La punition infligée ainsi à deux Hartanis et à un Kowri ressemble fort bien à une ancienne punition réservée aux «esclaves rebelles». Elle était destinée à briser leur volonté et à les réintégrer de force dans l’enclos de la soumission. Qu’elle est lointaine, la prison Sainte-Pélagie ! Là où Pierre Joseph Proudhon célébra son mariage avec mademoiselle Euphrasie Piégard, et où les détenus politiques et d’opinion pouvaient continuer leurs petites affaires à l’extérieur comme si de rien n’était.

C’est entre ses quatre murs que Jules Vallès créera une gazette éphémère. Ce «Journal de Sainte-Pélagie» eut deux numéros, et fut signé par tous les détenus qui y avaient élu Vallès comme rédacteur en chef.

A Aleg, les détenus d’opinion n’ont même pas le loisir d’observer un rayon de soleil ni de se languir devant un ciel étoilé une nuit de pleine lune. Leur univers carcéral est limité par quatre lugubres murs, enterrés vivants dans un tombeau à ciel fermé. Leur unique tort fut pourtant d’avoir dit seulement «Non à l’esclavage foncier».

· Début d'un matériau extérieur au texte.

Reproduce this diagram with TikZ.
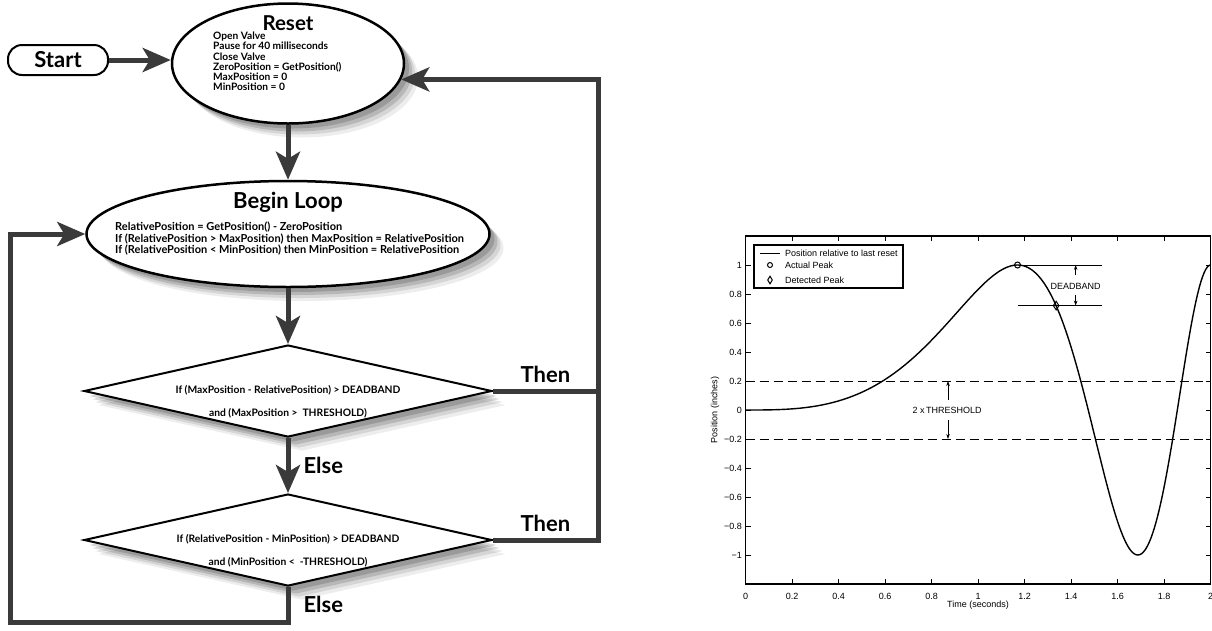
\documentclass[tikz,border=0pt]{standalone}
\usepackage{fontspec}
\newfontfamily\flowfont{Lato}
\newfontfamily\plotfont{Liberation Sans}
\usetikzlibrary{shapes.geometric,arrows.meta,shadows}
\definecolor{flowgray}{HTML}{3A3A3A}

\begin{document}
\begin{tikzpicture}[%
x=1pt, y=-1pt,
flow/.style={draw=flowgray, line width=5pt, -{Stealth[length=28pt,width=24pt,inset=7pt]}},
flowline/.style={draw=flowgray, line width=5pt},
softshadow/.style={general shadow={fill=black, opacity=.07, shadow xshift=14pt, shadow yshift=-14pt},
  general shadow={fill=black, opacity=.10, shadow xshift=11pt, shadow yshift=-11pt},
  general shadow={fill=black, opacity=.14, shadow xshift=8pt, shadow yshift=-8pt},
  general shadow={fill=black, opacity=.16, shadow xshift=5pt, shadow yshift=-5pt}},
state/.style={ellipse, draw, line width=2.5pt, fill=white, softshadow, inner sep=0pt},
test/.style={diamond, draw, line width=2pt, fill=white, softshadow, inner sep=0pt,
  minimum width=408pt, minimum height=92pt},
title/.style={font=\flowfont\bfseries\fontsize{20.5}{22}\selectfont, inner sep=0pt},
branch/.style={font=\flowfont\bfseries\fontsize{22}{24}\selectfont},
resettext/.style={font=\flowfont\bfseries\fontsize{10.2}{10.2}\selectfont, align=left, inner sep=0pt, anchor=north west},
looptext/.style={font=\flowfont\bfseries\fontsize{11}{11.2}\selectfont, align=left, inner sep=0pt, anchor=north west},
testtext/.style={font=\flowfont\bfseries\fontsize{10.3}{23}\selectfont, align=center, inner sep=0pt},
tick/.style={font=\plotfont\fontsize{9}{10}\selectfont},
signal/.style={line width=1.4pt},
thresh/.style={line width=0.9pt, dash pattern=on 9pt off 5pt},
thin arrow/.style={line width=0.7pt, -{Stealth[length=5pt,width=3.5pt]}},
]
\useasboundingbox (0,0) rectangle (1212,630);
%% start;
\node[draw, line width=2pt, rounded corners=14pt, minimum width=100pt, minimum height=30pt,
  font=\flowfont\bfseries\fontsize{22}{22}\selectfont] (start) at (58,60) {Start};
%% reset;
\node[state, minimum width=232pt, minimum height=120pt] (reset) at (288,63.5) {};
\node[title] (resettitle) at (288,23) {Reset};
\node[resettext] (resetbody) at (213,32) {Open Valve\\Pause for 40 milliseconds\\Close Valve\\ZeroPosition = GetPosition()\\MaxPosition = 0\\MinPosition = 0};
%% begin loop;
\node[state, minimum width=403pt, minimum height=106pt] (loop) at (288,234) {};
\node[title, anchor=base, font=\flowfont\bfseries\fontsize{22}{24}\selectfont] (looptitle) at (288,208) {Begin Loop};
\node[looptext] (loopbody) at (115,222) {RelativePosition = GetPosition() - ZeroPosition\\If (RelativePosition > MaxPosition) then MaxPosition = RelativePosition\\If (RelativePosition < MinPosition) then MinPosition = RelativePosition};
%% tests;
\node[test] (test1) at (288,391) {};
\node[testtext] (test1text) at (288,402) {If (MaxPosition - RelativePosition) > DEADBAND\\and (MaxPosition > \ THRESHOLD)};
\node[test] (test2) at (288,540) {};
\node[testtext] (test2text) at (288,551) {If (RelativePosition - MinPosition) > DEADBAND\\and (MinPosition < \ -THRESHOLD)};
%% rails;
\coordinate (railx) at (598,0);
\coordinate (raill) at (10,622);
%% connectors;
\draw[flow] (start) -- (start -| reset.west);
\draw[flow] (reset) -- (loop);
\draw[flow] (loop) -- (test1);
\draw[flow] (test1) -- node[right=13pt, branch, inner sep=0pt] (else1) {Else} (test2);
\draw[flowline] (test1.east) -- node[above=3pt, branch] (then1) {Then} (test1.east -| railx);
\draw[flow] (test2.east) -| node[pos=.25, above=3pt, branch] (then2) {Then} (railx |- reset.-8) -- (reset.-8);
\draw[flow] (test2.south) |- node[pos=.25, right=13pt, branch, inner sep=0pt] (else2) {Else} (raill) |- (loop.west);
%% plot;
\coordinate (plotorigin) at (745.5,410);
\begin{scope}[shift={(plotorigin)}, x=232.5pt, y=145pt]
\draw[thresh] (0,0.2) -- (2,0.2);
\draw[thresh] (0,-0.2) -- (2,-0.2);
\draw[signal] plot[domain=0:2, samples=300] (\x,{sin(0.98076*\x*\x*\x r)});
\draw[line width=1.2pt] (0,-1.2) rectangle (2,1.2);
\foreach \t/\lab in {0/0,0.2/0.2,0.4/0.4,0.6/0.6,0.8/0.8,1/1,1.2/1.2,1.4/1.4,1.6/1.6,1.8/1.8,2/2} {
  \draw[line width=0.8pt] (\t,-1.2) -- ++(0pt,5pt);
  \draw[line width=0.8pt] (\t,1.2) -- ++(0pt,-5pt);
  \node[tick, below=6pt] (xt\lab) at (\t,-1.2) {\lab};
}
\foreach \v/\lab in {1/1,0.8/0.8,0.6/0.6,0.4/0.4,0.2/0.2,0/0,-0.2/−0.2,-0.4/−0.4,-0.6/−0.6,-0.8/−0.8,-1/−1} {
  \draw[line width=0.8pt] (0,\v) -- ++(5pt,0pt);
  \draw[line width=0.8pt] (2,\v) -- ++(-5pt,0pt);
  \node[tick, left] (yt\v) at (0,\v) {\lab};
}
\node[tick] (xlabel) at (1,-1.345) {Time (seconds)};
\node[tick, rotate=90] (ylabel) at (-0.131,0) {Position (inches)};
%% peaks;
\node[circle, draw, line width=1pt, minimum size=6pt, inner sep=0pt] (actual) at (1.17,1) {};
\node[diamond, draw, line width=1pt, minimum width=6pt, minimum height=9pt, inner sep=0pt] (detected) at (1.336,0.72) {};
%% deadband;
\draw[line width=0.8pt] (actual) -- (1.532,1);
\draw[line width=0.8pt] (1.172,0.72) -- (1.532,0.72);
\coordinate (db1) at (1.42,0.93);
\coordinate (db2) at (1.42,1);
\coordinate (db3) at (1.42,0.79);
\coordinate (db4) at (1.42,0.72);
\draw[thin arrow] (db1) -- (db2);
\draw[thin arrow] (db3) -- (db4);
\node[tick] (deadband) at (1.42,0.855) {DEADBAND};
%% threshold;
\coordinate (th1) at (0.871,0.07);
\coordinate (th2) at (0.871,0.2);
\coordinate (th3) at (0.871,-0.07);
\coordinate (th4) at (0.871,-0.2);
\draw[thin arrow] (th1) -- (th2);
\draw[thin arrow] (th3) -- (th4);
\node[tick] (threshold) at (0.867,0) {2 x\,THRESHOLD};
\end{scope}
%% legend;
\draw[line width=1.2pt, fill=white] (754,245) rectangle (903,288);
\draw[line width=1pt] (760,253) -- (780,253);
\node[circle, draw, line width=1pt, minimum size=5pt, inner sep=0pt] (legcircle) at (770,265) {};
\node[diamond, draw, line width=1pt, minimum width=5pt, minimum height=8pt, inner sep=0pt] (legdiamond) at (770,280) {};
\node[tick, anchor=west, inner sep=0pt] (leg1) at (785,253) {Position relative to last reset};
\node[tick, anchor=west, inner sep=0pt] (leg2) at (785,265) {Actual Peak};
\node[tick, anchor=west, inner sep=0pt] (leg3) at (785,280) {Detected Peak};
\end{tikzpicture}
\end{document}
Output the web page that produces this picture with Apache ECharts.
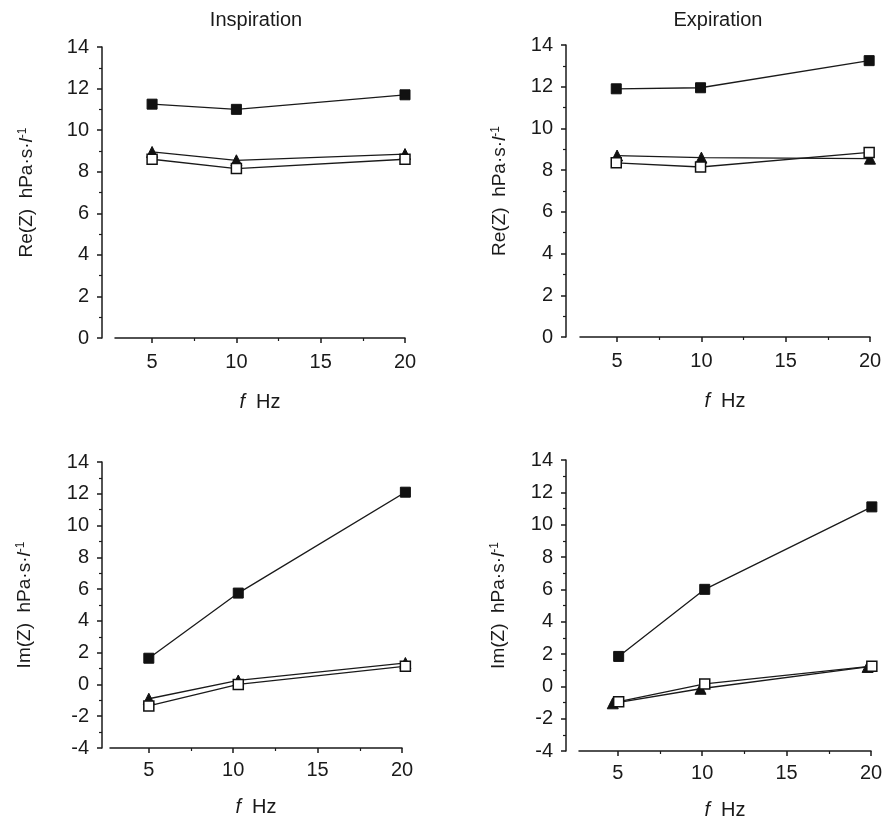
<!DOCTYPE html>
<html lang="en">
<head>
  <meta charset="UTF-8">
  <title>Impedance</title>
  <script src="https://cdn.jsdelivr.net/npm/echarts@6/dist/echarts.min.js"></script>
  <style>
    html,body{margin:0;padding:0;background:#fff;}
    #main{width:886px;height:823px;}
  </style>
</head>
<body>
  <div id="main"></div>
  <script>
    // frequencies (Hz) per panel
    var fTop = [5, 10, 20];
    var fTopExp = [4.95, 9.95, 19.95];
    var fInspIm = [5, 10.3, 20.2];
    var fExpImTri = [4.7, 9.9, 19.8];
    var fExpIm = [5.05, 10.15, 20.05];

    // Re(Z) inspiration
    var inspReFilled = [11.25, 11.0, 11.7];
    var inspReTri = [8.95, 8.55, 8.85];
    var inspReOpen = [8.6, 8.15, 8.6];
    // Re(Z) expiration
    var expReFilled = [11.9, 11.95, 13.25];
    var expReTri = [8.7, 8.6, 8.55];
    var expReOpen = [8.35, 8.15, 8.85];
    // Im(Z) inspiration
    var inspImFilled = [1.65, 5.75, 12.1];
    var inspImTri = [-0.9, 0.25, 1.35];
    var inspImOpen = [-1.35, 0.0, 1.15];
    // Im(Z) expiration
    var expImFilled = [1.85, 6.0, 11.1];
    var expImTri = [-1.05, -0.15, 1.2];
    var expImOpen = [-0.95, 0.15, 1.25];

    var xMajor = [5, 10, 15, 20];
    var xMinor = [7.5, 12.5, 17.5];

    var FONT = 'Liberation Sans, Arial, sans-serif';
    var INK = '#1a1a1a';

    function pairs(xs, ys){
      var out = [];
      for(var i=0;i<xs.length;i++){ out.push([xs[i], ys[i]]); }
      return out;
    }

    // panel layout
    var panels = [
      {grid:{left:115,top:47,width:290,height:291}, yOff:13, xMin:2.8, yMin:0, yName:'Re(Z)', gapY:66, lblM:14, nameX:54,
        filled:pairs(fTop,inspReFilled), tri:pairs(fTop,inspReTri), open:pairs(fTop,inspReOpen)},
      {grid:{left:580,top:45,width:290,height:292}, yOff:14, xMin:2.8, yMin:0, yName:'Re(Z)', gapY:57, lblM:14, nameX:54,
        filled:pairs(fTopExp,expReFilled), tri:pairs(fTop,expReTri), open:pairs(fTopExp,expReOpen)},
      {grid:{left:110,top:462,width:292,height:286}, yOff:8, xMin:2.7, yMin:-4, yName:'Im(Z)', gapY:68, lblM:12, nameX:49,
        filled:pairs(fInspIm,inspImFilled), tri:pairs(fInspIm,inspImTri), open:pairs(fInspIm,inspImOpen)},
      {grid:{left:579,top:460,width:292,height:291}, yOff:13, xMin:2.7, yMin:-4, yName:'Im(Z)', gapY:58, lblM:12, nameX:49,
        filled:pairs(fExpIm,expImFilled), tri:pairs(fExpImTri,expImTri), open:pairs(fExpIm,expImOpen)}
    ];

    var grids = [], xAxes = [], yAxes = [], series = [];
    panels.forEach(function(p, i){
      grids.push(p.grid);
      xAxes.push({
        type:'value', gridIndex:i, min:p.xMin, max:20,
        name:'{i|f}  {t|Hz}', nameLocation:'middle', nameGap:p.nameX,
        nameTextStyle:{color:INK, fontFamily:FONT, fontSize:20,
          rich:{i:{fontStyle:'italic', fontSize:20, fontFamily:FONT, color:INK}, t:{fontSize:20, fontFamily:FONT, color:INK}}},
        axisLine:{show:true, onZero:false, lineStyle:{color:INK, width:1.5}},
        axisTick:{show:true, customValues:xMajor, length:5, lineStyle:{color:INK, width:1.5}},
        axisLabel:{show:true, customValues:xMajor, margin:p.lblM, color:INK, fontFamily:FONT, fontSize:20},
        splitLine:{show:false}
      });
      // minor x ticks
      xAxes.push({
        type:'value', gridIndex:i, min:p.xMin, max:20, position:'bottom',
        axisLine:{show:false, onZero:false},
        axisTick:{show:true, customValues:xMinor, length:3, lineStyle:{color:INK, width:1.2}},
        axisLabel:{show:false},
        splitLine:{show:false}
      });
      yAxes.push({
        type:'value', gridIndex:i, min:p.yMin, max:14, interval:2, offset:p.yOff,
        name:'{t|' + p.yName + '  hPa·s·}{i|l}{s|-1}', nameLocation:'middle', nameGap:p.gapY,
        nameTextStyle:{color:INK, fontFamily:FONT, fontSize:19,
          rich:{t:{fontSize:19, fontFamily:FONT, color:INK},
                i:{fontSize:19, fontStyle:'italic', fontFamily:FONT, color:INK},
                s:{fontSize:12, fontFamily:FONT, color:INK, verticalAlign:'top'}}},
        axisLine:{show:true, onZero:false, lineStyle:{color:INK, width:1.5}},
        axisTick:{show:true, length:5, lineStyle:{color:INK, width:1.5}},
        minorTick:{show:true, splitNumber:2, length:3, lineStyle:{color:INK, width:1.2}},
        axisLabel:{margin:13, color:INK, fontFamily:FONT, fontSize:20},
        splitLine:{show:false}
      });
      var xi = i*2;
      var lineStyle = {color:INK, width:1.3};
      series.push({type:'line', xAxisIndex:xi, yAxisIndex:i, data:p.filled, symbol:'rect', symbolSize:10, clip:false,
        lineStyle:lineStyle, itemStyle:{color:'#111', borderColor:'#111', borderWidth:1}, z:3});
      series.push({type:'line', xAxisIndex:xi, yAxisIndex:i, data:p.tri, symbol:'triangle', symbolSize:11, clip:false,
        lineStyle:lineStyle, itemStyle:{color:'#111', borderColor:'#111', borderWidth:1}, z:3});
      series.push({type:'line', xAxisIndex:xi, yAxisIndex:i, data:p.open, symbol:'rect', symbolSize:10, clip:false,
        lineStyle:lineStyle, itemStyle:{color:'#fff', borderColor:'#111', borderWidth:1.5}, z:4});
    });

    var myChart = echarts.init(document.getElementById('main'));
    var option = {
      backgroundColor:'#fff',
      animation:false,
      graphic:[
        {type:'text', x:256, y:10, style:{text:'Inspiration', fontSize:20, fontFamily:FONT, fill:INK, textAlign:'center', textVerticalAlign:'top'}},
        {type:'text', x:718, y:10, style:{text:'Expiration', fontSize:20, fontFamily:FONT, fill:INK, textAlign:'center', textVerticalAlign:'top'}}
      ],
      grid:grids,
      xAxis:xAxes,
      yAxis:yAxes,
      series:series
    };
    myChart.setOption(option);
  </script>
</body>
</html>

Qu’elle est obscure, inculte, bagneuse, lugubre, la prison d’Aleg ! Sainte-Pélagie elle, était un temple d’idées où les débats politiques rythmaient la journée autant que les repas. Ici, les légitimistes affrontaient les républicains dans des joutes oratoires mémorables, chacun se promenant affublé du signe distinctif de son clan, un bonnet vert pour les légitimistes et un bonnet rouge pour les républicains. Les couloirs de la prison étaient rebaptisés par les prisonniers eux-mêmes, «jacobin» ou encore «basiléophages» (mangeurs de roi). Dans une des salles, les républicains avaient gravé une «table des droits de l’homme», autour de laquelle, ils discutaient à bâtons rompus.

Sur la prison Sainte-Pélagie, Jules Vallès avait écrit «on était libre de tout dire après avoir été condamné pour n’avoir rien dit». A Aleg, les détenus d’opinion qui y croupissent aux termes d’une parodie de justice, pourront eux-aussi crier : «on nous a laissé battre campagne présidentielle pour des slogans pour lesquels nous sommes aujourd’hui en prison !».